Toda esta abstracción, este vaciamiento de la vivencia de la droga, para Agustín “está representado en la naturaleza misma de las esperiencias que los pinchazos de las drogas heróicas proporcionan”. Muy lejos de las “riquezas palpables suntuosas y duraderas”, de “la abundancia de visiones y descubrimientos metafísicos” propios del LSD, la moda de la heroína no proporcionaba sino “una esperiencia que se acerca a no ser estrictamente esperiencia de nada”.
La ebriedad heroinómana no es más que “un flash, como dicen, de una intensidad momentánea bárbara y fascista, seguido de un bienestar y calorcillo, más bien vacío y anestésico (…) sensación estrema y pura, ese relámpago sin visión, se acerca a ser la mirada cegadora del Dios de los Ejércitos, tiene todo su atractivo en la intimación de muerte repentina que contiene (no olvidéis que de todo fascismo “Viva la muerte” es la voz de orden)”. Después, otra vez, el vacío. Y vuelta a empezar.

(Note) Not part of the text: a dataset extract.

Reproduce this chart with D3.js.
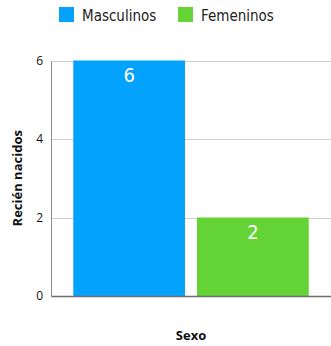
<!DOCTYPE html>
<html>
<head>
<meta charset="utf-8">
<script src="https://cdn.jsdelivr.net/npm/d3@7"></script>
<style>
  html, body { margin: 0; padding: 0; background: #fff; }
  svg { display: block; }
  text { font-family: "DejaVu Sans Condensed", "DejaVu Sans", sans-serif; }
</style>
</head>
<body>
<div id="chart"></div>
<script>
// Recién nacidos por sexo
const categories = ["Masculinos", "Femeninos"];
const values = [6, 2];
const colors = ["#03a2fd", "#63d335"];
const yTicks = [0, 2, 4, 6];
const xTitle = "Sexo";
const yTitle = "Recién nacidos";

const W = 331, H = 346;
const margin = { top: 60.5, right: 0, bottom: 50, left: 51 };

const svg = d3.select("#chart").append("svg")
  .attr("width", W).attr("height", H);

const x = d3.scaleBand()
  .domain(categories)
  .range([margin.left, W - margin.right])
  .paddingInner(0.097)
  .paddingOuter(0.18);

const y = d3.scaleLinear()
  .domain([0, 6])
  .range([H - margin.bottom, margin.top]);

// grid lines
svg.append("g")
  .selectAll("line")
  .data(yTicks.filter(d => d > 0))
  .join("line")
  .attr("x1", margin.left).attr("x2", W - margin.right)
  .attr("y1", d => Math.round(y(d)) + 0.5).attr("y2", d => Math.round(y(d)) + 0.5)
  .attr("stroke", "#cfcfcf").attr("stroke-width", 1);

// bars
svg.append("g")
  .selectAll("rect")
  .data(categories)
  .join("rect")
  .attr("x", d => x(d))
  .attr("y", (d, i) => y(values[i]))
  .attr("width", x.bandwidth())
  .attr("height", (d, i) => y(0) - y(values[i]))
  .attr("fill", (d, i) => colors[i]);

// value labels
svg.append("g")
  .selectAll("text")
  .data(categories)
  .join("text")
  .attr("x", d => x(d) + x.bandwidth() / 2)
  .attr("y", (d, i) => y(values[i]) + 21.5)
  .attr("text-anchor", "middle")
  .attr("fill", "#fff")
  .attr("font-size", 20)
  .text((d, i) => values[i]);

// y axis
const yAxis = d3.axisLeft(y).tickValues(yTicks).tickSize(0).tickPadding(8).tickFormat(d3.format("d"));
const gy = svg.append("g").attr("transform", `translate(${margin.left},0)`).call(yAxis);
gy.select(".domain").attr("stroke", "#8a8a8a");
gy.selectAll("text").attr("font-size", 12).attr("fill", "#111")
  .style("font-family", "'Open Sans', sans-serif");

// x baseline
const xAxis = d3.axisBottom(x).tickSize(0).tickFormat("");
const gx = svg.append("g").attr("transform", `translate(0,${y(0)})`).call(xAxis);
gx.select(".domain").attr("stroke", "#6e6e6e").attr("stroke-width", 1.5);

// axis titles
svg.append("text")
  .attr("x", (margin.left + W - margin.right) / 2)
  .attr("y", 340)
  .attr("text-anchor", "middle")
  .attr("font-size", 13).attr("font-weight", "bold").attr("fill", "#111")
  .style("font-family", "'Open Sans', sans-serif")
  .text(xTitle);

svg.append("text")
  .attr("transform", `translate(22,${(y(0) + y(6)) / 2}) rotate(-90)`)
  .attr("text-anchor", "middle")
  .attr("font-size", 13).attr("font-weight", "bold").attr("fill", "#111")
  .style("font-family", "'Open Sans', sans-serif")
  .text(yTitle);

// legend
const legendX = [59, 178];
const legend = svg.append("g")
  .selectAll("g")
  .data(categories)
  .join("g")
  .attr("transform", (d, i) => `translate(${legendX[i]},7)`);
legend.append("rect")
  .attr("width", 15).attr("height", 15)
  .attr("fill", (d, i) => colors[i]);
legend.append("text")
  .attr("x", 23).attr("y", 14)
  .attr("font-size", 15).attr("fill", "#222")
  .text(d => d);
</script>
</body>
</html>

Agustín hubiese suscrito casi seguro aquello de Walter Benjamin sobre la necesidad de “ganar las fuerzas de la ebriedad para la revolución”. Pero no cualquier ebriedad es fértil para la revuelta. No desde luego la ebriedad que embota los sentidos y el entendimiento, ni la ebriedad reglamentada por los ciclos de producción y consumo, de trabajo y de ocio. Él pensaba que “cuando Dioniso ebrio invade por ventura la Tierra un martes o un miércoles cualquiera, puede que su invasión perturbe el orden de la Tierra; mas cuando el sábado Dioniso ebrio se evade hacia las Indias ignoradas, es cuando en la evasión y Dioniso mismo con sus Indias quedan comprendidos dentro de la Tierra conocida”. Si no podía bailar con lo desconocido no era su ebriedad, ni tampoco su revolución.